ZUGFeRD: Maintaining tax documents and records

ZUGFeRD, the data model for the exchange of electronic invoices, is finding greater use: the German Federal Ministry of Finance now explicitly encourages and approves of converting tax-relevant documents to and archiving them in the Portable Document Format (PDF).

New policy provisions reflect and respond to the conditions prevailing in today’s world of work and supersede those guidelines which had been in force since 1995. With the release of Germany’s new Principles for the Proper Management and Retention of Books, Records and Files in Electronic Form and for Accessing Data (GoBD), the Federal Ministry of Finance has now approved the storage and retention of documents of tax relevance in the form of PDFs.

This 38-page set of administrative rules has been in force since January 1st. These new principles combine the essence of and supersede the previously applicable provisions contained in the Generally Accepted Principles of Computerized Accounting Systems (GoBS) and the Principles of Data Access and Auditing of Digital Documents (GDPdU). They also augment these principles, which have been valid for some 20 years, by the addition of important information regarding the formats to be used when preserving and maintaining documents and records.

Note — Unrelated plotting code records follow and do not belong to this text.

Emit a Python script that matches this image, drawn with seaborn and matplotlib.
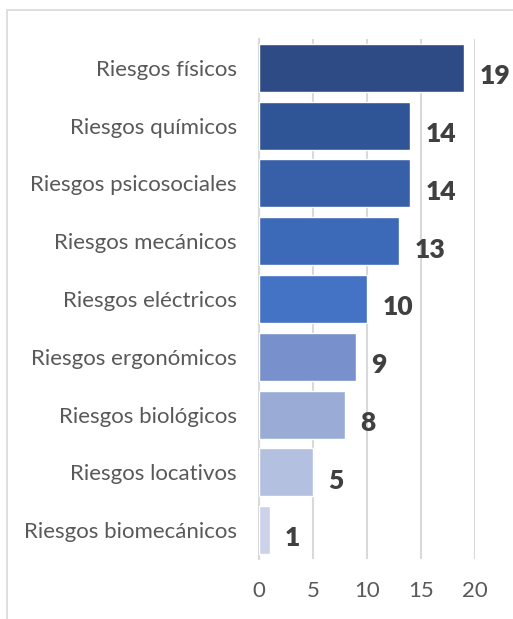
import pandas as pd
import matplotlib
matplotlib.use("Agg")
import matplotlib.pyplot as plt
import seaborn as sns
from matplotlib.patches import Rectangle

# Data
categorias = ["Riesgos físicos", "Riesgos químicos", "Riesgos psicosociales",
              "Riesgos mecánicos", "Riesgos eléctricos", "Riesgos ergonómicos",
              "Riesgos biológicos", "Riesgos locativos", "Riesgos biomecánicos"]
valores = [19, 14, 14, 13, 10, 9, 8, 5, 1]
colores = ["#2E4B85", "#2F5597", "#3760A9", "#3D69B9", "#4472C4",
           "#7891CD", "#9AACD6", "#B4C0E0", "#CBD2EA"]
ticks_x = [0, 5, 10, 15, 20]

df = pd.DataFrame({"categoria": categorias, "valor": valores})

sns.set_style("white")
plt.rcParams["font.family"] = ["Lato", "DejaVu Sans"]

fig = plt.figure(figsize=(5.13, 6.19), dpi=100)
ax = fig.add_axes([259 / 513, 1 - 559 / 619, 216 / 513, 520 / 619])

sns.barplot(data=df, x="valor", y="categoria", hue="categoria", palette=colores,
            saturation=1, legend=False, width=0.83, ax=ax, zorder=3)

ax.set_xlim(0, 20)
ax.set_xticks(ticks_x)
ax.grid(axis="x", color="#D9D9D9", linewidth=1.5, zorder=0)
ax.grid(axis="y", visible=False)
for s in ["top", "right", "bottom"]:
    ax.spines[s].set_visible(False)
ax.spines["left"].set_color("#D9D9D9")
ax.spines["left"].set_linewidth(1.5)
ax.set_xlabel("")
ax.set_ylabel("")
ax.tick_params(axis="both", length=0, labelsize=16, labelcolor="#595959")
ax.tick_params(axis="x", pad=16)
ax.tick_params(axis="y", pad=16)

# Value labels
for i, v in enumerate(valores):
    ax.annotate(str(v), xy=(v, i), xytext=(11, -6), textcoords="offset points",
                ha="left", va="center", fontsize=19, fontweight="heavy",
                color="#404040", annotation_clip=False)

# Chart border
fig.patches.append(Rectangle((7 / 513, -0.1), 1.5, 1 - 10 / 619 + 0.1,
                             transform=fig.transFigure, fill=False,
                             edgecolor="#D9D9D9", linewidth=1.2))

fig.savefig("out.png", dpi=100)
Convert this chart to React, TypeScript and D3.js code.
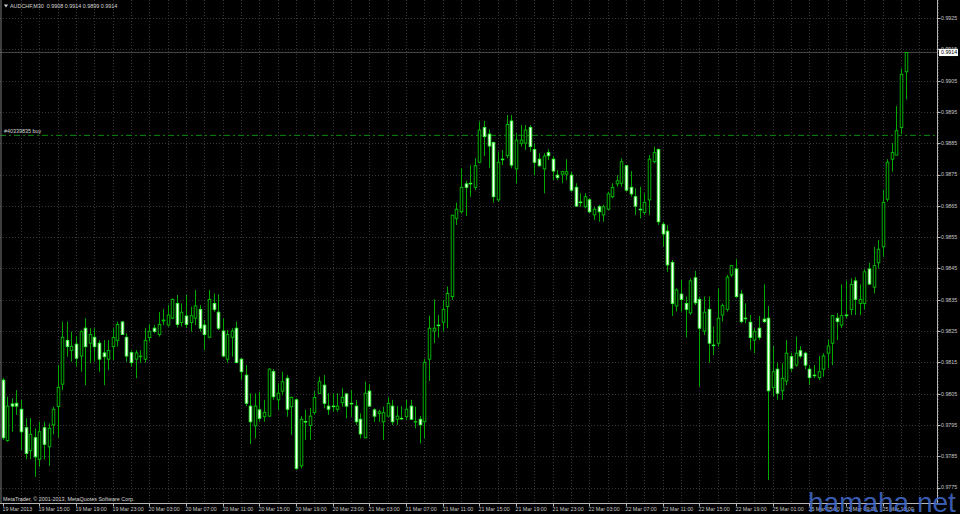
import React from 'react';
import * as d3 from 'd3';

const titleText = 'AUDCHF,M30  0.9908 0.9914 0.9899 0.9914';
const copyrightText = 'MetaTrader, © 2001-2013, MetaQuotes Software Corp.';
const orderLabel = '#40339835 buy';
const orderPrice = 0.98875;
const currentPrice = 0.9914;
const watermark = 'hamaha.net';

const priceTicks = [0.9775, 0.9785, 0.9795, 0.9805, 0.9815, 0.9825, 0.9835, 0.9845, 0.9855, 0.9865, 0.9875, 0.9885, 0.9895, 0.9905, 0.9915, 0.9925];

const timeLabels = ['19 Mar 2013', '19 Mar 15:00', '19 Mar 19:00', '19 Mar 23:00', '20 Mar 03:00', '20 Mar 07:00', '20 Mar 11:00', '20 Mar 15:00', '20 Mar 19:00', '20 Mar 23:00', '21 Mar 03:00', '21 Mar 07:00', '21 Mar 11:00', '21 Mar 15:00', '21 Mar 19:00', '21 Mar 23:00', '22 Mar 03:00', '22 Mar 07:00', '22 Mar 11:00', '22 Mar 15:00', '22 Mar 19:00', '25 Mar 01:00', '25 Mar 05:00', '25 Mar 09:00', '25 Mar 13:00'];
const timeLabelBars = [0, 8, 16, 24, 32, 40, 48, 56, 64, 72, 80, 88, 96, 104, 112, 120, 128, 136, 144, 152, 160, 168, 176, 184, 192];

const opens = [0.98093,0.97900,0.98017,0.98019,0.98000,0.97941,0.97868,0.97909,0.97840,0.97941,
0.97880,0.97950,0.98009,0.98080,0.98220,0.98188,0.98208,0.98170,0.98259,0.98211,
0.98230,0.98211,0.98180,0.98160,0.98200,0.98220,0.98279,0.98230,0.98181,0.98160,
0.98168,0.98160,0.98229,0.98259,0.98239,0.98282,0.98269,0.98291,0.98338,0.98277,
0.98298,0.98277,0.98291,0.98319,0.98269,0.98230,0.98338,0.98310,0.98250,0.98160,
0.98230,0.98259,0.98160,0.98109,0.98010,0.97947,0.97998,0.97976,0.97978,0.98120,
0.98030,0.98058,0.98099,0.98008,0.98030,0.97819,0.97961,0.97948,0.97990,0.98051,
0.98077,0.98010,0.98010,0.98000,0.98021,0.98049,0.98019,0.98010,0.97968,0.97909,
0.98058,0.97998,0.97986,0.97960,0.97978,0.98010,0.97968,0.97971,0.97976,0.98010,
0.97960,0.97968,0.97960,0.98160,0.98250,0.98269,0.98278,0.98328,0.98360,0.98610,
0.98631,0.98720,0.98722,0.98709,0.98789,0.98900,0.98879,0.98852,0.98669,0.98799,
0.98810,0.98921,0.98768,0.98850,0.98850,0.98900,0.98830,0.98799,0.98768,0.98820,
0.98799,0.98748,0.98751,0.98751,0.98748,0.98709,0.98662,0.98647,0.98669,0.98621,
0.98647,0.98621,0.98639,0.98679,0.98720,0.98722,0.98778,0.98709,0.98679,0.98639,
0.98629,0.98669,0.98791,0.98830,0.98591,0.98569,0.98469,0.98330,0.98368,0.98338,
0.98308,0.98420,0.98351,0.98250,0.98319,0.98205,0.98211,0.98301,0.98319,0.98429,
0.98448,0.98368,0.98291,0.98278,0.98221,0.98259,0.98288,0.98291,0.98069,0.98128,
0.98059,0.98090,0.98168,0.98141,0.98187,0.98179,0.98128,0.98109,0.98101,0.98128,
0.98179,0.98211,0.98291,0.98269,0.98301,0.98319,0.98410,0.98338,0.98338,0.98448,
0.98390,0.98468,0.98519,0.98671,0.98799,0.98812,0.98900,0.99078];

const highs = [0.98100,0.98040,0.98035,0.98061,0.98030,0.97971,0.97972,0.97939,0.97960,0.97960,
0.97955,0.98008,0.98141,0.98280,0.98280,0.98248,0.98234,0.98253,0.98291,0.98259,
0.98259,0.98221,0.98221,0.98221,0.98259,0.98280,0.98282,0.98243,0.98189,0.98189,
0.98189,0.98259,0.98271,0.98269,0.98311,0.98320,0.98333,0.98354,0.98365,0.98338,
0.98365,0.98328,0.98381,0.98333,0.98285,0.98381,0.98370,0.98367,0.98291,0.98253,
0.98259,0.98280,0.98163,0.98141,0.98051,0.98051,0.98056,0.98030,0.98131,0.98128,
0.98083,0.98120,0.98109,0.98040,0.98035,0.97978,0.97998,0.98004,0.98058,0.98104,
0.98109,0.98051,0.98051,0.98051,0.98067,0.98051,0.98061,0.98030,0.97987,0.98088,
0.98081,0.98003,0.97998,0.98008,0.98038,0.98030,0.98010,0.98010,0.98030,0.98030,
0.98008,0.97978,0.98161,0.98299,0.98351,0.98301,0.98349,0.98392,0.98621,0.98660,
0.98770,0.98730,0.98780,0.98802,0.98919,0.98922,0.98894,0.98855,0.98823,0.98828,
0.98940,0.98940,0.98882,0.98908,0.98908,0.98908,0.98850,0.98818,0.98818,0.98830,
0.98809,0.98764,0.98761,0.98799,0.98759,0.98722,0.98690,0.98690,0.98674,0.98647,
0.98653,0.98653,0.98695,0.98722,0.98748,0.98802,0.98780,0.98761,0.98706,0.98711,
0.98690,0.98812,0.98839,0.98833,0.98599,0.98589,0.98477,0.98386,0.98413,0.98360,
0.98418,0.98442,0.98360,0.98360,0.98360,0.98264,0.98386,0.98338,0.98429,0.98461,
0.98479,0.98381,0.98338,0.98301,0.98259,0.98298,0.98399,0.98330,0.98202,0.98149,
0.98147,0.98221,0.98181,0.98232,0.98202,0.98184,0.98141,0.98141,0.98170,0.98179,
0.98223,0.98301,0.98307,0.98399,0.98411,0.98418,0.98422,0.98399,0.98447,0.98468,
0.98519,0.98541,0.98700,0.98799,0.98850,0.98969,0.99089,0.99140];

const lows = [0.97902,0.97896,0.97928,0.97982,0.97870,0.97840,0.97841,0.97784,0.97816,0.97840,
0.97819,0.97920,0.97909,0.98061,0.98168,0.98152,0.98136,0.98120,0.98077,0.98147,
0.98152,0.98120,0.98077,0.98125,0.98157,0.98200,0.98237,0.98152,0.98136,0.98099,
0.98149,0.98149,0.98216,0.98243,0.98232,0.98269,0.98264,0.98288,0.98261,0.98264,
0.98259,0.98248,0.98269,0.98248,0.98189,0.98227,0.98312,0.98253,0.98168,0.98149,
0.98168,0.98147,0.98093,0.98010,0.97889,0.97907,0.97960,0.97960,0.97976,0.98030,
0.97998,0.98045,0.97976,0.97918,0.97806,0.97811,0.97902,0.97902,0.97982,0.98050,
0.98003,0.97982,0.97992,0.97992,0.98008,0.97971,0.97976,0.97950,0.97907,0.97907,
0.98008,0.97960,0.97960,0.97902,0.97976,0.97950,0.97950,0.97966,0.97966,0.97966,
0.97939,0.97891,0.97907,0.98091,0.98211,0.98229,0.98248,0.98259,0.98349,0.98589,
0.98626,0.98617,0.98679,0.98700,0.98786,0.98809,0.98770,0.98660,0.98663,0.98780,
0.98802,0.98770,0.98722,0.98839,0.98828,0.98823,0.98748,0.98775,0.98690,0.98796,
0.98732,0.98732,0.98722,0.98732,0.98695,0.98647,0.98647,0.98642,0.98626,0.98605,
0.98599,0.98599,0.98637,0.98674,0.98711,0.98711,0.98695,0.98679,0.98621,0.98610,
0.98621,0.98621,0.98786,0.98589,0.98519,0.98439,0.98298,0.98312,0.98312,0.98229,
0.98301,0.98333,0.98072,0.98237,0.98149,0.98173,0.98200,0.98280,0.98312,0.98423,
0.98354,0.98275,0.98275,0.98189,0.98179,0.98221,0.98275,0.97774,0.98040,0.98030,
0.98030,0.98077,0.98120,0.98136,0.98163,0.98128,0.98077,0.98099,0.98093,0.98104,
0.98131,0.98141,0.98221,0.98259,0.98291,0.98301,0.98301,0.98301,0.98319,0.98397,
0.98370,0.98450,0.98487,0.98663,0.98759,0.98812,0.98879,0.98990];

const closes = [0.97909,0.98010,0.98010,0.98010,0.97928,0.97859,0.97920,0.97848,0.97928,0.97888,
0.97939,0.98000,0.98070,0.98230,0.98200,0.98201,0.98163,0.98248,0.98200,0.98239,
0.98200,0.98160,0.98168,0.98188,0.98229,0.98271,0.98239,0.98170,0.98149,0.98180,
0.98170,0.98220,0.98249,0.98249,0.98271,0.98285,0.98301,0.98351,0.98271,0.98310,
0.98271,0.98299,0.98330,0.98259,0.98239,0.98351,0.98319,0.98259,0.98170,0.98239,
0.98250,0.98149,0.98120,0.98019,0.97960,0.98010,0.97971,0.97990,0.98128,0.98040,
0.98051,0.98088,0.98000,0.98038,0.97811,0.97968,0.97960,0.97978,0.98038,0.98088,
0.98019,0.98000,0.98009,0.98010,0.98038,0.98010,0.98018,0.97960,0.97921,0.98051,
0.98010,0.97978,0.97992,0.97989,0.98019,0.97960,0.97978,0.97970,0.98000,0.97968,
0.97961,0.97950,0.98150,0.98259,0.98259,0.98268,0.98319,0.98370,0.98620,0.98639,
0.98709,0.98709,0.98721,0.98778,0.98892,0.98871,0.98841,0.98679,0.98789,0.98798,
0.98910,0.98780,0.98860,0.98860,0.98892,0.98839,0.98789,0.98778,0.98809,0.98810,
0.98761,0.98740,0.98759,0.98759,0.98700,0.98649,0.98661,0.98679,0.98631,0.98639,
0.98631,0.98647,0.98688,0.98709,0.98730,0.98791,0.98700,0.98688,0.98649,0.98638,
0.98661,0.98799,0.98820,0.98599,0.98560,0.98461,0.98338,0.98381,0.98351,0.98319,
0.98410,0.98340,0.98259,0.98310,0.98211,0.98204,0.98291,0.98331,0.98422,0.98459,
0.98360,0.98280,0.98290,0.98229,0.98248,0.98230,0.98280,0.98059,0.98120,0.98051,
0.98099,0.98179,0.98131,0.98179,0.98170,0.98141,0.98101,0.98108,0.98120,0.98170,
0.98202,0.98299,0.98280,0.98299,0.98300,0.98399,0.98351,0.98351,0.98439,0.98400,
0.98459,0.98511,0.98661,0.98789,0.98820,0.98890,0.99070,0.99140];

const W = 960;
const H = 514;
const plotRight = 937.5;
const plotBottom = 503.5;
const FONT = 'Liberation Sans, Arial, sans-serif';

export default function App() {
  const n = opens.length;
  const x = d3.scaleLinear().domain([0, n - 1]).range([2.7, 905.6]);
  const y = d3.scaleLinear().domain([0.9775, 0.9925]).range([487.5, 18]);
  const gridBars = d3.range(4, n + 8, 4);
  const bodyW = 2.6;

  return (
    <svg width={W} height={H} style={{ position: 'absolute', left: 0, top: 0, display: 'block', background: '#000' }}>
      <rect x={0} y={0} width={W} height={H} fill="#000" />
      {priceTicks.map((p) => (
        <line key={'hg' + p} x1={0} x2={plotRight} y1={Math.round(y(p)) + 0.5} y2={Math.round(y(p)) + 0.5}
          stroke="#363636" strokeWidth={1} strokeDasharray="1,2" />
      ))}
      {gridBars.map((b) => (
        <line key={'vg' + b} x1={Math.round(x(b)) + 0.5} x2={Math.round(x(b)) + 0.5} y1={0} y2={plotBottom}
          stroke="#363636" strokeWidth={1} strokeDasharray="1,2" />
      ))}
      <line x1={0} x2={plotRight} y1={y(currentPrice)} y2={y(currentPrice)} stroke="#4a4a4a" strokeWidth={1} />
      <line x1={0} x2={plotRight} y1={y(orderPrice)} y2={y(orderPrice)} stroke="#0a8a0a" strokeWidth={1} strokeDasharray="6,3,2,3" />
      <text x={4} y={y(orderPrice) - 2} fill="#d8d8d8" fontSize={5.4} fontFamily={FONT}>{orderLabel}</text>
      {opens.map((o, i) => {
        const c = closes[i];
        const cx = Math.round(x(i)) + 0.5;
        const bull = c >= o;
        const top = y(Math.max(o, c));
        const bot = y(Math.min(o, c));
        return (
          <g key={i}>
            <line x1={cx} x2={cx} y1={y(highs[i])} y2={y(lows[i])} stroke="#00a800" strokeWidth={1} />
            <rect x={cx - bodyW / 2} y={top} width={bodyW} height={Math.max(0.6, bot - top)}
              fill={bull ? '#000' : '#ffffff'} stroke={bull ? '#00c000' : '#33ff33'} strokeWidth={0.9} />
          </g>
        );
      })}
      <line x1={plotRight} x2={plotRight} y1={0} y2={plotBottom} stroke="#b8b8b8" strokeWidth={1} />
      <line x1={0} x2={plotRight} y1={plotBottom} y2={plotBottom} stroke="#b8b8b8" strokeWidth={1} />
      <line x1={1} x2={1} y1={0} y2={plotBottom} stroke="#7a7a7a" strokeWidth={1} />
      {priceTicks.map((p) => (
        <g key={'pt' + p}>
          <line x1={plotRight} x2={plotRight + 3} y1={Math.round(y(p)) + 0.5} y2={Math.round(y(p)) + 0.5} stroke="#b8b8b8" />
          <text x={941} y={y(p) + 1.9} fill="#c8c8c8" fontSize={5.3} fontFamily={FONT}>{p.toFixed(4)}</text>
        </g>
      ))}
      {timeLabels.map((t, k) => {
        const tx = Math.round(x(timeLabelBars[k])) + 0.5;
        return (
          <g key={'tl' + k}>
            <line x1={tx} x2={tx} y1={plotBottom} y2={plotBottom + 3} stroke="#b8b8b8" />
            <text x={tx - 1} y={511} fill="#c8c8c8" fontSize={5.3} fontFamily={FONT}>{t}</text>
          </g>
        );
      })}
      <rect x={939} y={y(currentPrice) - 3.6} width={19} height={7.2} fill="#ffffff" />
      <text x={941} y={y(currentPrice) + 1.9} fill="#000" fontSize={5.3} fontFamily={FONT}>{currentPrice.toFixed(4)}</text>
      <path d="M4,4.5 L8,4.5 L6,7.5 Z" fill="#d8d8d8" />
      <text x={10} y={7.8} fill="#d8d8d8" fontSize={5.4} fontFamily={FONT} xmlSpace="preserve">{titleText}</text>
      <text x={3} y={500.5} fill="#d8d8d8" fontSize={5.4} fontFamily={FONT}>{copyrightText}</text>
      <text x={808} y={512} fill="#4169c8" fillOpacity={0.9} fontSize={28} fontFamily={FONT}>{watermark}</text>
    </svg>
  );
}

New guidelines for electronic recording and archiving

These new rules offer quite a few advantages, particularly in view of contemporary document management procedures. The guidelines listed in section 9 for machine readability and electronic storage expressly permit the ZUGFeRD standard. This uniform format for electronic invoices integrates standardized invoice data in XML format within a single PDF document.

Independent of ZUGFeRD, the conversion of tax-relevant documents to PDF is now authorized, such as for archiving digital business letters and other correspondence pertaining to commercial transactions, as well as for documents businesses generate themselves. The only prerequisites: machine readability must be ensured and no changes in content may be allowed.

PDF Association welcomes this development

Companies of every size are not the only ones pleased at how these new principles reflect developments in the direction of creating the digital workplace. Even Thomas Zellman, at that time a PDF Association board member, praised this move.